- Active: July 12, 1775 - January 1776; 1860-1865; 1898; 1917-1918;
- Disbanded: Merged into the Company B, 13th Virginia Infantry, Confederate States Army
- Country: Great Britain Confederate States of America United States Virginia
- Allegiance: United States Confederate States of America Virginia
- Branch: (Infantry) Virginia Militia Confederate States Army Virginia National Guard U.S. Army Virginia Defense Force
- Type: Militia, army, National Guard, state defense force
- Size: (250) American Revolutionary War ? American Civil War ? Spanish–American War ? World War I ? Virginia Defense Force
- Nickname: The Old Bergaide
- Engagements: American Revolutionary War Battle of Great Bridge (1775); American Civil War Spanish–American War World War I

Commanders
- American Revolutionary Commander: Colonel Lawrence Taliaferro
- American Revolutionary Executive Officer: Lieutenant Colonel Edward Stevens

= Culpeper Minutemen =

The Culpeper Minutemen were a militia group formed in 1775 in the district around Culpeper, Virginia. Like minutemen in other British colonies, the men drilled in military tactics and trained to respond to emergencies "at a minute's notice".

==Organization==
The Culpeper Minutemen were organized on July 17, 1775 in the district created by the Third Virginia Convention consisting of the counties of Orange, Fauquier and Culpeper. Recruitment began in September 1775 with four companies of 50 men from Fauquier and Culpeper counties each and two companies of 50 men from Orange County. The District Committee of Safety determined that the militia was to meet under a large oak tree in "Clayton's old field" on the Catalpa estate near today's Yowell Meadow Park in Culpeper, Virginia.

==Engagements==
The Culpeper Minutemen fought for the colonial side in the first year of the American Revolution and are remembered for their company flag: a white banner depicting a rattlesnake, featuring the phrases "Liberty or Death" and "Don't Tread on Me". At the time, Culpeper was considered frontier territory. In October 1775, the Minutemen were sent to Hampton in response to British ships attempting to land. The riflemen were able to effectively shoot the men manning the ships cannons, and the fleet eventually sailed away.

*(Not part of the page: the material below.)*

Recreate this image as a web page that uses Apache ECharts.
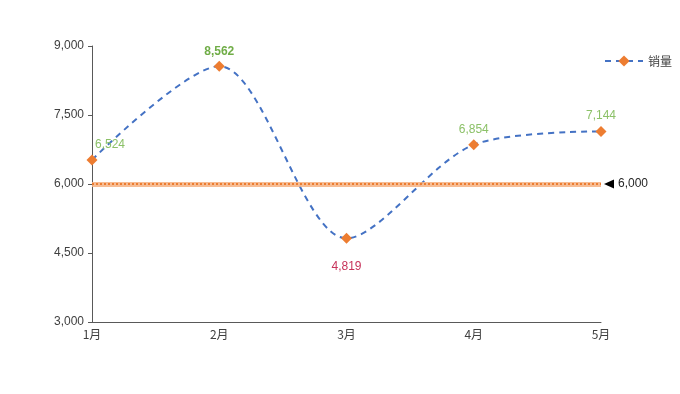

The Culpeper militia next participated in the Battle of Great Bridge in December 1775. The battle was a complete American victory. There were accounts of the battle that suggested the British were unnerved by the reputation of the frontiersmen.

The Culpeper Minutemen disbanded in January 1776 under orders from the Committee of Safety. Many of the minutemen continued to serve. Some joined the continental line, and others fought under Daniel Morgan, such as William Lloyd, who lived from 1748 to 1834. After fighting in Morgan's group, he joined the 11th Virginia Regiment and encamped at Valley Forge; he was honorably discharged at Fort Sullivan in 1779. William died May 2, 1834, in Kentucky.

John Marshall, the fourth Chief Justice of the United States, was a member of the original Culpeper Minutemen.

==American Civil War==
In 1860, the Culpeper Minutemen were formed under the same oak tree where the 1775 Minutemen had organized. They again carried a flag with a rattlesnake and the motto "Don't Tread on Me" on one side. While on the other side was the coat of arms of Virginia with the motto of the state "Sic semper tyrannis." The unit became part of Company B, 13th Virginia Infantry and served in the Confederate States Army for the duration of the American Civil War.

==Later Minutemen==
According to the Museum of Culpeper History, the Minutemen were again organized for the Spanish–American War, but were never activated for duty. The Culpeper Minutemen were again organized for World War I, and joined the 116th Infantry.